Первое - главное для моей дальнейшей судьбы - заключалось в том, что правительство, совершив еще одно беззаконие, неожиданно для себя получило обратный эффект - не ухудшение, а облегчение моей участи. Я имею в виду разжалование меня Советом Министров СССР из генералов в рядовые и лишение, тем самым, заслуженной пенсии. Несколько ниже стоящие высокопоставленные чиновники усугубили это беззаконие, не выплатив и причитавшееся мне, по день увольнения из армии, жалование (за 7 месяцев).
Узнав обо всем этом, я не только не огорчился, но воспрянул духом, так как лучшего доказательства моей вменяемости трудно было и придумать. Если бы я был действительно сумасшедшим, то никакое, даже самое бешеное правительство не стало бы лишать меня пенсии и денежного содержания.
Вторым благоприятствующим событием явилось смещение Хрущева и наступившее в результате замешательство в бюрократическом аппарате. В этих условиях человек, выступивший против Хрущева и поплатившийся за это столь страшным образом, казался опасным для тех, кто имел то или иное отношение к расправе над этим человеком. И естественно, что каждый из них торопился как можно быстрее выпутаться из этого грязного дела. В то же время люди порядочные воспользовались означенным замешательством, чтобы оказать содействие моему освобождению. В результате первый тур беззаконий кончился. Я обрел свободу.
Но "передышка" к этому времени кончилась, и сразу же после моего освобождения начался второй тур, в котором меня пытались сломить голодом, угрозами и тотальной слежкой. Если бы подсчитать, сколько сделано только прямых расходов на преследование меня - на следователей, судей, стукачей, филеров, "психиатров" и на мою изоляцию, - то за семь лет получилась бы, по-видимому, солидная сумма. А ведь этим_ одним ущерб, нанесенный Родине, не исчерпывается. Я же был не просто генерал, а военный ученый, да еще и редкой специальности. Во всяком случае настолько редкой, что замену мне так и не нашли. А это вряд ли на пользу Родине и нашему народу.

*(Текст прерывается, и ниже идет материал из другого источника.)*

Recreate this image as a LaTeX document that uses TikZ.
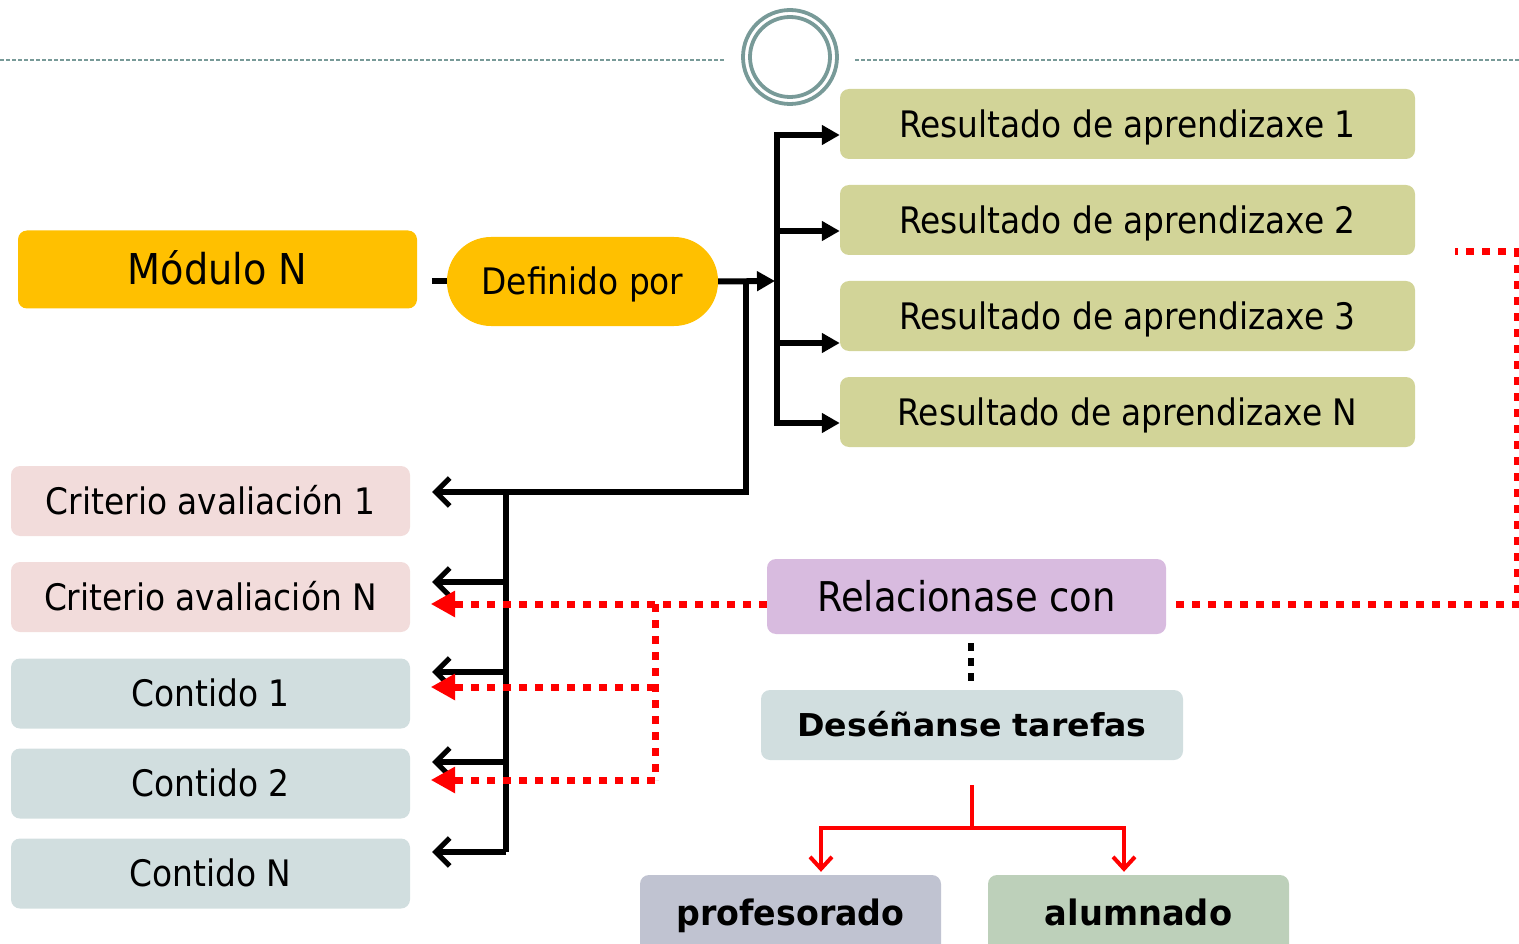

В течение всего второго тура я стремился, во-первых, наглядно показать, что коммунист может вести себя не хуже, чем дьякон из купринской "Анафемы", что он так же, как этот последний, "лучше камни ворочать будет", чем поступится своими идеалами и своим человеческим достоинством. Во-вторых, я принял все зависящие от меня меры, чтобы ликвидировать ненормальное положение, созданное совместными усилиями суда и правительства. Я не просил вернуть мне генеральство. Я настаивал только на одном, чтобы со мной поступили либо как с невменяемым, либо как с вменяемым, чтобы из меня не делали "психического гермафродита" - для одних целей невменяемый, для других - совершенно нормальный.